*WORK REQUIRED*: Pictures stay out of the copy. Please reproduce only the lines between the one holding "Emit a web page" and the one holding "const midnights = [19,43,67];", inclusive.

* Start RECORDS FOR THIS TASK *

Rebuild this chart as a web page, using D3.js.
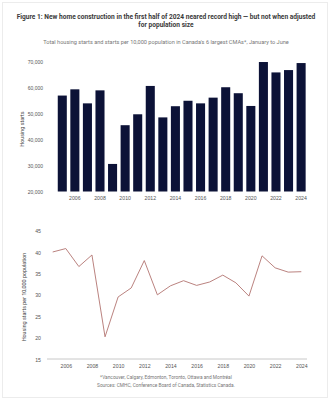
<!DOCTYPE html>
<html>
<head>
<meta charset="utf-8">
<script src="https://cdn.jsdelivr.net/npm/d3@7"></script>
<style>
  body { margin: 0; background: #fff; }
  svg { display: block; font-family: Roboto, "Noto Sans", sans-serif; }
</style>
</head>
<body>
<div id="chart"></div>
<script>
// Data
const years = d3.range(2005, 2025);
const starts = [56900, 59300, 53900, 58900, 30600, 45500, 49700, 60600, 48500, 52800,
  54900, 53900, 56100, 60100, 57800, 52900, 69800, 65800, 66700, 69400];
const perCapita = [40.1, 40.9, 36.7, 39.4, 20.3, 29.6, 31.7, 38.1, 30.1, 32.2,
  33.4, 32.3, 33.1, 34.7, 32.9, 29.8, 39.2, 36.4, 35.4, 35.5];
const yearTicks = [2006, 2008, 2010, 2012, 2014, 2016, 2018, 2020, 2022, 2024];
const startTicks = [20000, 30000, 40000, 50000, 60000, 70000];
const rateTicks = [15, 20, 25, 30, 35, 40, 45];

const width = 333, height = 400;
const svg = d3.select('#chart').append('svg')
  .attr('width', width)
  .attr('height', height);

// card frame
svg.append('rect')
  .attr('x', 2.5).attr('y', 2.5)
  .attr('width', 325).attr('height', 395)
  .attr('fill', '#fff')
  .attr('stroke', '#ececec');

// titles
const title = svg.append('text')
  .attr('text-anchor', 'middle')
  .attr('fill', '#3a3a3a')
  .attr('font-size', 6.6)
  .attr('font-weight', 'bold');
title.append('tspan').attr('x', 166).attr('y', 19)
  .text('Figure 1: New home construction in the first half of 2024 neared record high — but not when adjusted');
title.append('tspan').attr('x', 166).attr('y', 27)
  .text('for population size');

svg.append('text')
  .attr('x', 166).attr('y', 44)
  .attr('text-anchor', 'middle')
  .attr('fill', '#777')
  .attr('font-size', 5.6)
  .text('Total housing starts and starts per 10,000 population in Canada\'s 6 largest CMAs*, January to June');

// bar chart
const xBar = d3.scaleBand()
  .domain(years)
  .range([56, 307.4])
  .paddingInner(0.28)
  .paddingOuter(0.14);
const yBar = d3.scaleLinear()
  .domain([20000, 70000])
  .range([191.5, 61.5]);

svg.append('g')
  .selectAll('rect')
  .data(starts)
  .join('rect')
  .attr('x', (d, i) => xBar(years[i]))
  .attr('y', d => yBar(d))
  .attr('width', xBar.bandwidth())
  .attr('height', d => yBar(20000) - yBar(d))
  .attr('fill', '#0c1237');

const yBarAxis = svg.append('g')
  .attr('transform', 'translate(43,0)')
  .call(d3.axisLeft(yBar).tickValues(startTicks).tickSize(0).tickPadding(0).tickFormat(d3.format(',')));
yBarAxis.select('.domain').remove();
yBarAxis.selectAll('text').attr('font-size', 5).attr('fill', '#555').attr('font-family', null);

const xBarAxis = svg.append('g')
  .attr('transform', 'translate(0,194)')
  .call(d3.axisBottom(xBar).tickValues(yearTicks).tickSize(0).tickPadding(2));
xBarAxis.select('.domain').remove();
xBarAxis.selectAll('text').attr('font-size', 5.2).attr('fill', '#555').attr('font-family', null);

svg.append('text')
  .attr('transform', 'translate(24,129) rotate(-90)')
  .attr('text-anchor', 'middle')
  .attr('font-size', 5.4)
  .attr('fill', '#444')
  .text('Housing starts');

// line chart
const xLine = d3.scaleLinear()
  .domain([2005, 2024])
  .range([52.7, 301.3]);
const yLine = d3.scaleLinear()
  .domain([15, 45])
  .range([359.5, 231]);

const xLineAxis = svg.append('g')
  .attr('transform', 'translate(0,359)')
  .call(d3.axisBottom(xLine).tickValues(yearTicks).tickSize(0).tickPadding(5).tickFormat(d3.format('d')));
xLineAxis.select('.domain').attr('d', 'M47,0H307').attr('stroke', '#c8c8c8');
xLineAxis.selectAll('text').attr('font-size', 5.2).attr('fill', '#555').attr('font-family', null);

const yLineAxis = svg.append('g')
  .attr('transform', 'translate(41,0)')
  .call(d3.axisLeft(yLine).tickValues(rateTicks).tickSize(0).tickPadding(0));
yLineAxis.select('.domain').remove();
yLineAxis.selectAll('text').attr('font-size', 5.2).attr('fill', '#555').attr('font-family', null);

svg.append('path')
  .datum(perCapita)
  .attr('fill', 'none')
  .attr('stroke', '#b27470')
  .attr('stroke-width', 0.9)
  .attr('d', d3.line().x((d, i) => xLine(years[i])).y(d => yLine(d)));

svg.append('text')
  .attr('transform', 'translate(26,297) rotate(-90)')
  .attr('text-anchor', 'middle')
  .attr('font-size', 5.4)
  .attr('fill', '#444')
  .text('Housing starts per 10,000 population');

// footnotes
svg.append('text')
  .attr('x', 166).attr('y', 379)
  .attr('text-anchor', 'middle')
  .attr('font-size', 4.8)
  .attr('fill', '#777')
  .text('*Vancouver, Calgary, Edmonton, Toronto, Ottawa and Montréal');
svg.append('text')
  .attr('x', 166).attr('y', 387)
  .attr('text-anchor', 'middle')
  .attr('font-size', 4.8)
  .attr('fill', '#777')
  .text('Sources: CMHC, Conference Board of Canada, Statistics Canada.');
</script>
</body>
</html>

* End RECORDS FOR THIS TASK *
* Start RECORDS FOR THIS TASK *

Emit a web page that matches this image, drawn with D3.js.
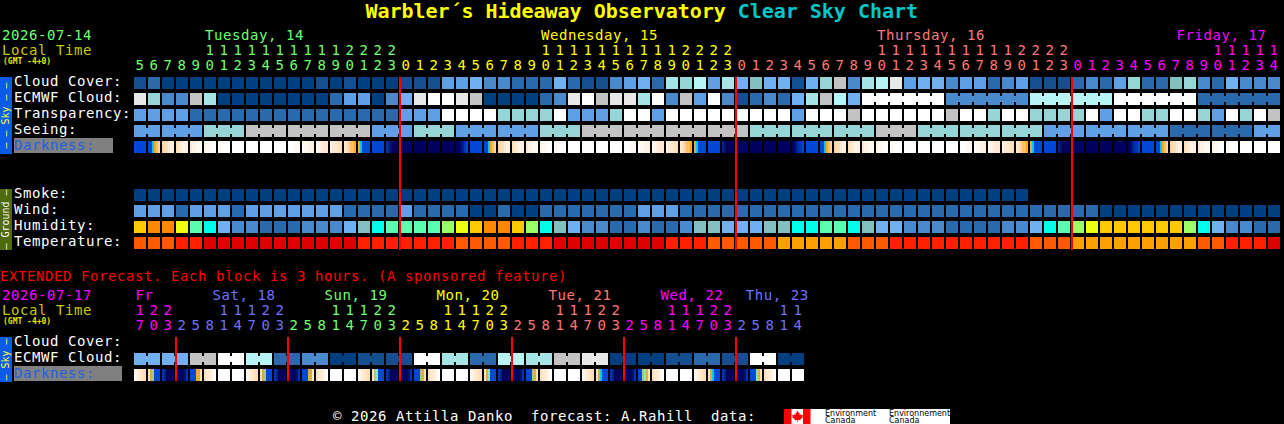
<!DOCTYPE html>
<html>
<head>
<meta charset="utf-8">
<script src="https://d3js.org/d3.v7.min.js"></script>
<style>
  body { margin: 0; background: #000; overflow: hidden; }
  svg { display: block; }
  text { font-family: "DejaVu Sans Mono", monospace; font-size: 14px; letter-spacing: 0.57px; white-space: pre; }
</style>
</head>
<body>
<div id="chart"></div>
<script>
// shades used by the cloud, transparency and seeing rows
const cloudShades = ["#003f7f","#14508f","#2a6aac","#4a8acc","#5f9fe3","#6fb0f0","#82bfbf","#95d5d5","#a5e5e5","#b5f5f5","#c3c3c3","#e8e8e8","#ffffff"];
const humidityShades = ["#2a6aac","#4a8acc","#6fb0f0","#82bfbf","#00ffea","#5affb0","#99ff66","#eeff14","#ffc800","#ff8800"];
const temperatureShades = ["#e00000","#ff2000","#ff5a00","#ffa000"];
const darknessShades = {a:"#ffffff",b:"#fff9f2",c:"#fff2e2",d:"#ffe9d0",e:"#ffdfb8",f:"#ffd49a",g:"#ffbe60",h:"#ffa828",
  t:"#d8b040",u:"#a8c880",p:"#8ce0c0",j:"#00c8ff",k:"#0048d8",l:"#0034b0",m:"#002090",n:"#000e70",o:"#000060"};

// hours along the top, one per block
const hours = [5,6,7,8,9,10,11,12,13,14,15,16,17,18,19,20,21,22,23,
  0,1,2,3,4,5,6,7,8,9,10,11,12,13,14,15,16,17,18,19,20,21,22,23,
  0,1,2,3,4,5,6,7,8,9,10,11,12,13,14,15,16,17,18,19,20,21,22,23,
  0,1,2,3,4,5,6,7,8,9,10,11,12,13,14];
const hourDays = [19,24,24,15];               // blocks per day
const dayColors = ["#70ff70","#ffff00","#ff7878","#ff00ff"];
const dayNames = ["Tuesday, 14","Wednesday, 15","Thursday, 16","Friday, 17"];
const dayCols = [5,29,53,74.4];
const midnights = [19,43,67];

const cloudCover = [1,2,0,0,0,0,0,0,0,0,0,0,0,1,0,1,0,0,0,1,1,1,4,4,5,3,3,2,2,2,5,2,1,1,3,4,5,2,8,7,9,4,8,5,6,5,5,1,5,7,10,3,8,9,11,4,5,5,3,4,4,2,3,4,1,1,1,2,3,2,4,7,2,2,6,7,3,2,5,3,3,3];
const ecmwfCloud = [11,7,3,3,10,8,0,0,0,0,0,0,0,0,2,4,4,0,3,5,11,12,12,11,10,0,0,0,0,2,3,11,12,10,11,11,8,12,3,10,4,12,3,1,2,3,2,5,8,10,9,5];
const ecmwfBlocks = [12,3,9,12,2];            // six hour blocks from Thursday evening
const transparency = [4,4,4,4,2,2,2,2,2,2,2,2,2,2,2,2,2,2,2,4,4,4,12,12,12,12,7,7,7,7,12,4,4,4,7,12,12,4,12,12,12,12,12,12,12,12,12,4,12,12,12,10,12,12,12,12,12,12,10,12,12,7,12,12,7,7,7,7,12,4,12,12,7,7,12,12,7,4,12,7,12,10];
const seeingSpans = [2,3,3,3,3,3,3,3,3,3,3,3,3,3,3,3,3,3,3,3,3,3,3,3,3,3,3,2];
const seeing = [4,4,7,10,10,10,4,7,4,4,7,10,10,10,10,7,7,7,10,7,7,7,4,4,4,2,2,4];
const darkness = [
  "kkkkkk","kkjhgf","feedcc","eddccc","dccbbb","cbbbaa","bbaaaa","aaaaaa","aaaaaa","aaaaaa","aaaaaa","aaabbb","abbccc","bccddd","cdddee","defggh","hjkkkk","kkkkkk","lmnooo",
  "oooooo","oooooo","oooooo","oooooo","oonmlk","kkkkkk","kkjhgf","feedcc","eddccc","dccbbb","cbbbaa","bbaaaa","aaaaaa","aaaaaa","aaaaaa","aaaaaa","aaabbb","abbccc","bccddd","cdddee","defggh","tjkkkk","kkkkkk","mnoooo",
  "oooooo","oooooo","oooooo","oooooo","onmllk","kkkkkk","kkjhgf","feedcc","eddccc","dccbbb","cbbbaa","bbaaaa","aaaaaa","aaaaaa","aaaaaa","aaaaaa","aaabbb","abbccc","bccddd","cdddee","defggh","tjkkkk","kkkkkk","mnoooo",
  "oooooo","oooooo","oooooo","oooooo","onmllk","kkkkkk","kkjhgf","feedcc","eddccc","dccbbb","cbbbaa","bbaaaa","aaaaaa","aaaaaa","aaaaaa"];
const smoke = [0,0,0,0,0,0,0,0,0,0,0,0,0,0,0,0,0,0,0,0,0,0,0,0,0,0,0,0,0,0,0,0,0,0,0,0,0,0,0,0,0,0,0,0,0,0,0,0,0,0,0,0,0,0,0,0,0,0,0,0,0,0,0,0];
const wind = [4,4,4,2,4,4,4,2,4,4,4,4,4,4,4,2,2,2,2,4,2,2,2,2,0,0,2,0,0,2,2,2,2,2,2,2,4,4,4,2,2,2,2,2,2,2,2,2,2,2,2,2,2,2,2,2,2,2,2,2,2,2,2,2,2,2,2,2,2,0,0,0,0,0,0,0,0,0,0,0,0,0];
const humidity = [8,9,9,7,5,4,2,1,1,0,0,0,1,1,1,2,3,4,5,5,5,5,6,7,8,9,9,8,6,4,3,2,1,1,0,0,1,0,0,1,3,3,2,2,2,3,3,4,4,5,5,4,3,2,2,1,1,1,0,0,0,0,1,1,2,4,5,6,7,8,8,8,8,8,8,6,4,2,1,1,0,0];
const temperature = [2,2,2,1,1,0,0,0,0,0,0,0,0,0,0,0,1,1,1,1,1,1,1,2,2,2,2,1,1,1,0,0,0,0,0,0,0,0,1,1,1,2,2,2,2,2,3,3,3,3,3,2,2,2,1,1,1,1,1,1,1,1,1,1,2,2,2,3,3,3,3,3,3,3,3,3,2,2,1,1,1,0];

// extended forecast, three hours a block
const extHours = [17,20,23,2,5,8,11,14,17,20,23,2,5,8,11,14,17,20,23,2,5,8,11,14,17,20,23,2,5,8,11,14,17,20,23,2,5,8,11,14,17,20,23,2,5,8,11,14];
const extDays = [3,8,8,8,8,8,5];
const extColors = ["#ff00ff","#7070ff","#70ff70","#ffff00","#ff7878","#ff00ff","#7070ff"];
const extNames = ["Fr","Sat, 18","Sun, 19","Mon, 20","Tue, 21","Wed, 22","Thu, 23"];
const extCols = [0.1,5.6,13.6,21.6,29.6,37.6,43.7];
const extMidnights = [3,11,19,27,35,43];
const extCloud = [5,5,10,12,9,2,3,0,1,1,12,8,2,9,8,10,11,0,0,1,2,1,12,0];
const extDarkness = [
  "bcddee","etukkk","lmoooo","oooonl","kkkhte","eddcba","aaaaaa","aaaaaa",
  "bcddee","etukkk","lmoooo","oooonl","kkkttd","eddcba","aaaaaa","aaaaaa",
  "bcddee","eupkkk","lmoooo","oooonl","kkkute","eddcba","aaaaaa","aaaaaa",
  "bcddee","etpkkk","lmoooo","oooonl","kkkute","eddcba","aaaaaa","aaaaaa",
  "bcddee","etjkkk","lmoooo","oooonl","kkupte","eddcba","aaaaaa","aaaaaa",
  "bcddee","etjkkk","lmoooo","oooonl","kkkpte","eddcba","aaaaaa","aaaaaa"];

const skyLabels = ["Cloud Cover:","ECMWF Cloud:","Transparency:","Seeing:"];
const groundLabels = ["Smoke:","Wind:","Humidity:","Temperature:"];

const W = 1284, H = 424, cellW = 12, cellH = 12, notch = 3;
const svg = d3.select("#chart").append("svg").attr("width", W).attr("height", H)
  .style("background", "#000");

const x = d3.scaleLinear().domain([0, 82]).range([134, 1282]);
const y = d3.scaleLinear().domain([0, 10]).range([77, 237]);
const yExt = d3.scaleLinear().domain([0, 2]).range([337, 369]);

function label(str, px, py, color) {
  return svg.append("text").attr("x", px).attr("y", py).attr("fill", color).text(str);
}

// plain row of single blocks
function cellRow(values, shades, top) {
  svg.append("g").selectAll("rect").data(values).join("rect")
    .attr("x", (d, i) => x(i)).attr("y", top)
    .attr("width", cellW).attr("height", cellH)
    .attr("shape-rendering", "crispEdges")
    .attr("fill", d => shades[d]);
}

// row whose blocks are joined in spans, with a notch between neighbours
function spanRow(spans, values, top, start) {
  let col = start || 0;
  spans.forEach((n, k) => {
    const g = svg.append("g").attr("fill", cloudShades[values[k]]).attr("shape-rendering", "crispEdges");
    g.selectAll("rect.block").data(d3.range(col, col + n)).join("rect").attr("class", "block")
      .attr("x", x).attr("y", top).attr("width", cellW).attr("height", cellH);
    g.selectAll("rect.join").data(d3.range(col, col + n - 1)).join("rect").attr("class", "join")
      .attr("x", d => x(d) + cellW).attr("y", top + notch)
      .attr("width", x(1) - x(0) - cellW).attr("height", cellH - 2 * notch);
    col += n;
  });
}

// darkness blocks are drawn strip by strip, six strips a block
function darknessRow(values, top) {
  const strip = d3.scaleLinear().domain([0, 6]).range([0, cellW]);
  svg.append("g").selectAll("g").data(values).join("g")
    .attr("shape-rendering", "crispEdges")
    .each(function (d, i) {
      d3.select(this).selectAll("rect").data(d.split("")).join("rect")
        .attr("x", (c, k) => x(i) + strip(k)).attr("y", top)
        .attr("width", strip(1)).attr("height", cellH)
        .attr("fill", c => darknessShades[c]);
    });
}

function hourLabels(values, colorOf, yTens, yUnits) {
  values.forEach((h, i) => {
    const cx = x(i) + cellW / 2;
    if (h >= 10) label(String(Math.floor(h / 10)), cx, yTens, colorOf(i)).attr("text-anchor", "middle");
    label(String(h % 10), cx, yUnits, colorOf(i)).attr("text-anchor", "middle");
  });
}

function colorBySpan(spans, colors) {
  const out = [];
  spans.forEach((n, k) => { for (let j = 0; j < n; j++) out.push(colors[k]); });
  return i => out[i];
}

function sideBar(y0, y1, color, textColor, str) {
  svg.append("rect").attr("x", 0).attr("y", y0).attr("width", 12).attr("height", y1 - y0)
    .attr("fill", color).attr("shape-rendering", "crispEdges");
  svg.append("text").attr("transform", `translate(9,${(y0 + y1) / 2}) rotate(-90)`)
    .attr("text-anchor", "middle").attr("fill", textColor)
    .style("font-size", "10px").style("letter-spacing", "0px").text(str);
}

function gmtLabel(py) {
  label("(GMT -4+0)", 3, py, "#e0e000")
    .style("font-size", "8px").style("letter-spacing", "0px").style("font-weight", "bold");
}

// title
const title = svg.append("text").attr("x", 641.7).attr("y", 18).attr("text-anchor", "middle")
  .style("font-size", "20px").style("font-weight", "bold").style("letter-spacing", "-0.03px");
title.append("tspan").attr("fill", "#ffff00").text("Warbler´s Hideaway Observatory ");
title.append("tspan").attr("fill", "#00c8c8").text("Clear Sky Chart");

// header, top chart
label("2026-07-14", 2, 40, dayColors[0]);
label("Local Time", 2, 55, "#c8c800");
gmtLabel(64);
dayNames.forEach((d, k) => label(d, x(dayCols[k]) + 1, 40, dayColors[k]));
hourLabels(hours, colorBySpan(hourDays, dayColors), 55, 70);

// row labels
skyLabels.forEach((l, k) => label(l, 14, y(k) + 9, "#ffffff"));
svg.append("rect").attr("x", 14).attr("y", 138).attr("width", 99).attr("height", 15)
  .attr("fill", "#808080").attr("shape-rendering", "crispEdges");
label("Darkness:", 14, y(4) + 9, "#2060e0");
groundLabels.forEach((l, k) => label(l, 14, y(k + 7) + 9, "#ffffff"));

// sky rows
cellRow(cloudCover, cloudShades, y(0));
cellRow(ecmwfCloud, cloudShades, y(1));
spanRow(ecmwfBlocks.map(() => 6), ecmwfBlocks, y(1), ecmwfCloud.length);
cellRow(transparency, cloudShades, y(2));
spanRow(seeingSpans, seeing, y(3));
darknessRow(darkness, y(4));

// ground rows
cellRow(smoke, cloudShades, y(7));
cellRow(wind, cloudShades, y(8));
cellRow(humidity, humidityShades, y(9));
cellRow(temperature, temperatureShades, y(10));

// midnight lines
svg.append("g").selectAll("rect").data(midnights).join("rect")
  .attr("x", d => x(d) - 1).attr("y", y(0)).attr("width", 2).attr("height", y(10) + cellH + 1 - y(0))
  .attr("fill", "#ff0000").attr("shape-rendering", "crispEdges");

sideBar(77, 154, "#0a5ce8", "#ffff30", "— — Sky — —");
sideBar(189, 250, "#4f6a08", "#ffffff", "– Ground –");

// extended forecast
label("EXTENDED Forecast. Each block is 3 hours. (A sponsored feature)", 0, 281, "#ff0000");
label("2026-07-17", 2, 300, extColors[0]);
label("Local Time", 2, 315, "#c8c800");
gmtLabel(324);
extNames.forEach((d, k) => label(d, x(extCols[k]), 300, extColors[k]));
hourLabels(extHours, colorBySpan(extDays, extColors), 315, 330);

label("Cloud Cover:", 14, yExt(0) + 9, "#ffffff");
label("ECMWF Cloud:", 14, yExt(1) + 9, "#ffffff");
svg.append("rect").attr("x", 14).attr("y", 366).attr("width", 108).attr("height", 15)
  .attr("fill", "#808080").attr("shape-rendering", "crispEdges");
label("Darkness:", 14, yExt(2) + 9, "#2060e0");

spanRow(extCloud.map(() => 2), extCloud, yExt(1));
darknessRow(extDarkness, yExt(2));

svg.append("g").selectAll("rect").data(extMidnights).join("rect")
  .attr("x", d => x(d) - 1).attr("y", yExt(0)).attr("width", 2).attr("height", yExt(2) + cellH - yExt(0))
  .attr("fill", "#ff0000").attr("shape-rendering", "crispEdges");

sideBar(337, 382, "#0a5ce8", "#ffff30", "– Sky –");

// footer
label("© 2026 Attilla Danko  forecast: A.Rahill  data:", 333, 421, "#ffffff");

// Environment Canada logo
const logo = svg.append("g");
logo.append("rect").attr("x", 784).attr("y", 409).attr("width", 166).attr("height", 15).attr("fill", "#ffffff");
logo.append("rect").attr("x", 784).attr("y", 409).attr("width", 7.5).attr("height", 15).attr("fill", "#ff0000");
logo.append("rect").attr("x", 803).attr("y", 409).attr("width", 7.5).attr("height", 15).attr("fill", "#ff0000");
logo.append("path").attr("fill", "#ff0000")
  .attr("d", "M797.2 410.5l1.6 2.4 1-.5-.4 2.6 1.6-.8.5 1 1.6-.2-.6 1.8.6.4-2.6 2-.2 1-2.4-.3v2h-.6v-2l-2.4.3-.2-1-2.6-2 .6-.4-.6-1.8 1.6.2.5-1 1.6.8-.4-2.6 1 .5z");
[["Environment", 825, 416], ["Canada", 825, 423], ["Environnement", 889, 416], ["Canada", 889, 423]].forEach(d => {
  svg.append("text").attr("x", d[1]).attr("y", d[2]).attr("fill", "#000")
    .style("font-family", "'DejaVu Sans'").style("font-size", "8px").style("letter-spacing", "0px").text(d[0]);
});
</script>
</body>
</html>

* End RECORDS FOR THIS TASK *

*PROBLEM SOLUTION*:
Emit a web page that matches this image, drawn with D3.js.
<!DOCTYPE html>
<html>
<head>
<meta charset="utf-8">
<script src="https://d3js.org/d3.v7.min.js"></script>
<style>
  body { margin: 0; background: #000; overflow: hidden; }
  svg { display: block; }
  text { font-family: "DejaVu Sans Mono", monospace; font-size: 14px; letter-spacing: 0.57px; white-space: pre; }
</style>
</head>
<body>
<div id="chart"></div>
<script>
// shades used by the cloud, transparency and seeing rows
const cloudShades = ["#003f7f","#14508f","#2a6aac","#4a8acc","#5f9fe3","#6fb0f0","#82bfbf","#95d5d5","#a5e5e5","#b5f5f5","#c3c3c3","#e8e8e8","#ffffff"];
const humidityShades = ["#2a6aac","#4a8acc","#6fb0f0","#82bfbf","#00ffea","#5affb0","#99ff66","#eeff14","#ffc800","#ff8800"];
const temperatureShades = ["#e00000","#ff2000","#ff5a00","#ffa000"];
const darknessShades = {a:"#ffffff",b:"#fff9f2",c:"#fff2e2",d:"#ffe9d0",e:"#ffdfb8",f:"#ffd49a",g:"#ffbe60",h:"#ffa828",
  t:"#d8b040",u:"#a8c880",p:"#8ce0c0",j:"#00c8ff",k:"#0048d8",l:"#0034b0",m:"#002090",n:"#000e70",o:"#000060"};

// hours along the top, one per block
const hours = [5,6,7,8,9,10,11,12,13,14,15,16,17,18,19,20,21,22,23,
  0,1,2,3,4,5,6,7,8,9,10,11,12,13,14,15,16,17,18,19,20,21,22,23,
  0,1,2,3,4,5,6,7,8,9,10,11,12,13,14,15,16,17,18,19,20,21,22,23,
  0,1,2,3,4,5,6,7,8,9,10,11,12,13,14];
const hourDays = [19,24,24,15];               // blocks per day
const dayColors = ["#70ff70","#ffff00","#ff7878","#ff00ff"];
const dayNames = ["Tuesday, 14","Wednesday, 15","Thursday, 16","Friday, 17"];
const dayCols = [5,29,53,74.4];
const midnights = [19,43,67];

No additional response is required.